Just a few days before Christmas in December 1948, the Marshall Field warehouse at 1224 Emerson Street was gutted by fire. Four engine companies, two truck companies, and a number of men from the off-duty platoon battled the stubborn blaze for hours, attempting to salvage as many of the valuable goods as possible, while at the same time working to contain and extinguish the flames without injury to firefighters. It probably would have been useful if Chicago Fire Insurance Patrol No. 8 on Ravenswood Avenue was still in service and responding to fires in Evanston to provide dedicated salvage work, but unfortunately that arrangement had ended in January 1933.  

The Marshall Field warehouse fire occurred during the period of time when the EFD had no reserve pumper, so Engine Co. 4 operating with its four-man crew plus additional manpower from the off-duty platoon, and another eight off-duty men staffing the reserve 1917 Seagrave city service truck, provided a modicum of fire protection to the city from Station # 1 while the rest of the EFD was fighting the fire. At the behest of Field’s president Hughston M. McBain, Chicago Fire Department Commissioner Michael J. Corrigan ordered the CFD’s Main Fire Alarm Office to immediately dispatch whatever assistance the Evanston Fire Department might request to help extinguish the fire.  
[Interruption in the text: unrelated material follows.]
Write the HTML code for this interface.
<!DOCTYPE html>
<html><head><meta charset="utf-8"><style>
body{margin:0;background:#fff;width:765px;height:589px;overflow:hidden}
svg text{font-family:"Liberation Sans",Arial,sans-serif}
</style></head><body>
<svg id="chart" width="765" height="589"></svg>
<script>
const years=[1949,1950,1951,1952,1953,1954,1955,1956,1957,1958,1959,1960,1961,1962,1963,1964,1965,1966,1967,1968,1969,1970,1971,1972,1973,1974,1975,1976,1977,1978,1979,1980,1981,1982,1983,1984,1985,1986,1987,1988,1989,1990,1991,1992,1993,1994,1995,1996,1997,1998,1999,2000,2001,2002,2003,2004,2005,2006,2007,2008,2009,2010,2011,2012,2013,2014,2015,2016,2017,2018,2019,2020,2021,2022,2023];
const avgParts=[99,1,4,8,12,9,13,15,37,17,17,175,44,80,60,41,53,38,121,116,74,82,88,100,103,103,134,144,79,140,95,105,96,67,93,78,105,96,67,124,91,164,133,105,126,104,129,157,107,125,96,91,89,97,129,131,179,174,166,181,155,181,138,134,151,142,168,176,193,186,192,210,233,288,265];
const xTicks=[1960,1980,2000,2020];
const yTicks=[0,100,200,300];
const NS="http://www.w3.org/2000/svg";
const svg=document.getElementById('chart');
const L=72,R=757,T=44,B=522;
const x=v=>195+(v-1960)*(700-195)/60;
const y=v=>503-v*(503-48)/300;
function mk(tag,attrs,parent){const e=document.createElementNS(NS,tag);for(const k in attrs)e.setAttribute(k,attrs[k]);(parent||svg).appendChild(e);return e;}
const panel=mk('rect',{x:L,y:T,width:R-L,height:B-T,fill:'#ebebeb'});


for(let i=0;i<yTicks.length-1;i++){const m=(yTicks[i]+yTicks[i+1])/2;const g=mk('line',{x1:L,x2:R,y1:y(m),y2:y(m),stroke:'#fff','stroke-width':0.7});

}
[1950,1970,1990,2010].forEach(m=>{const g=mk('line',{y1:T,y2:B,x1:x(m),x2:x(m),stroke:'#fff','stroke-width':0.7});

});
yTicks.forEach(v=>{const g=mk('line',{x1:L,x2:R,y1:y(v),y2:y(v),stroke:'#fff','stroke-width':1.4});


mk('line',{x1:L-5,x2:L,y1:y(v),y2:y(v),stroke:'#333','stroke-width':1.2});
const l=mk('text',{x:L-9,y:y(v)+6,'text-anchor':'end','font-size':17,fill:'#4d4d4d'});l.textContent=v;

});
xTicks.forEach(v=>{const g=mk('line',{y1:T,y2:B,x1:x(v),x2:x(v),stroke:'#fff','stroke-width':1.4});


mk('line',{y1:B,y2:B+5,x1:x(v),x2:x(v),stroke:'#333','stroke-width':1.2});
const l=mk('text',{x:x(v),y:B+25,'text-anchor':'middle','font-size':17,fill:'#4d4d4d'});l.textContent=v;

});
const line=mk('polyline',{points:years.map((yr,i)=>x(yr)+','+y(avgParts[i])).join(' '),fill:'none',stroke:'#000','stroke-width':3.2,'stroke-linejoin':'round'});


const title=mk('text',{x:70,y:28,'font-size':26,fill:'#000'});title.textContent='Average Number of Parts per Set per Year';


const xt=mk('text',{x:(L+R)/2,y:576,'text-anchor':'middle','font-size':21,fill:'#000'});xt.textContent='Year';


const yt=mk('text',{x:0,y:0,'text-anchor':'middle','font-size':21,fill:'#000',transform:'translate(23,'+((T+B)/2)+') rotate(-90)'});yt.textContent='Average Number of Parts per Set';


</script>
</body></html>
The CFD wasn’t needed, but the estimated $177,430 loss to the Marshall Field & Company warehouse and its contents was the third-largest loss from fire in Evanston’s history up until that point in time, with only the Northwestern University Technological Institute inferno in December 1940 and the Boltwood School conflagration in January 1927 incurring a higher loss.

With the new more-favorable state pension law now in effect, there were a slew of retirements involving very senior members of the EFD in 1948, as 46-year veteran 1st Assistant Chief Tom McEnery, 40-year veteran Capt. Ed McEnery (Tom’s brother), 38-year veteran 3rd Assistant Chief Carl Windelborn, and 28-year veteran Lt. Harry Jasper all retired at about the exact same time 

Assistant Chief J. E. Mersch remained commander of the Fire Prevention Bureau and by virtue of seniority automatically became 1st Assistant Chief Fire Marshal with the retirement of Chief McEnery. Capt. Henry Dorband was promoted to Assistant Chief and replaced Chief McEnery as both company officer of Truck Co. 1 and a platoon commander, and Capt. Jim Geishecker was promoted to Assistant Chief and replaced Chief Windelborn as company officer of Truck Co. 2 and a platoon commander.

Also in 1948, Lt. Ed Hanrahan was promoted after having scored first on the 1947 civil service test for captain, and was assigned as company officer of Engine Co. 1, Lt. William Murphy scored second on the test, was promoted to captain, and was assigned as company officer of Engine Co. 5, and firemen Lincoln Dickinson, Ronald Ford, William Owens, and Fred Schumacher were promoted to lieutenant.

Besides the loss of a number of veteran EFD officers to retirement in 1948, firemen John Monks (38 years of service), John Lindberg (28 years), John Anderson (21 years), and Lou Knockaert (21 years) also retired in 1948, and Fire Equipment Mechanic Norman Fochs (21 years of service) and firemen Dominic Bartholme (25 years), John Gleeson (21 years), Ted Thompson (21 years), and Walter Janz (20 years) retired in 1949.

30 men – mostly all veterans of World War II – passed the entry-level civil service test for fireman and were hired over the three-year period 1946-49 to replace the many veteran firefighters who had retired or died, and so the Evanston Fire Department suddenly got a lot younger.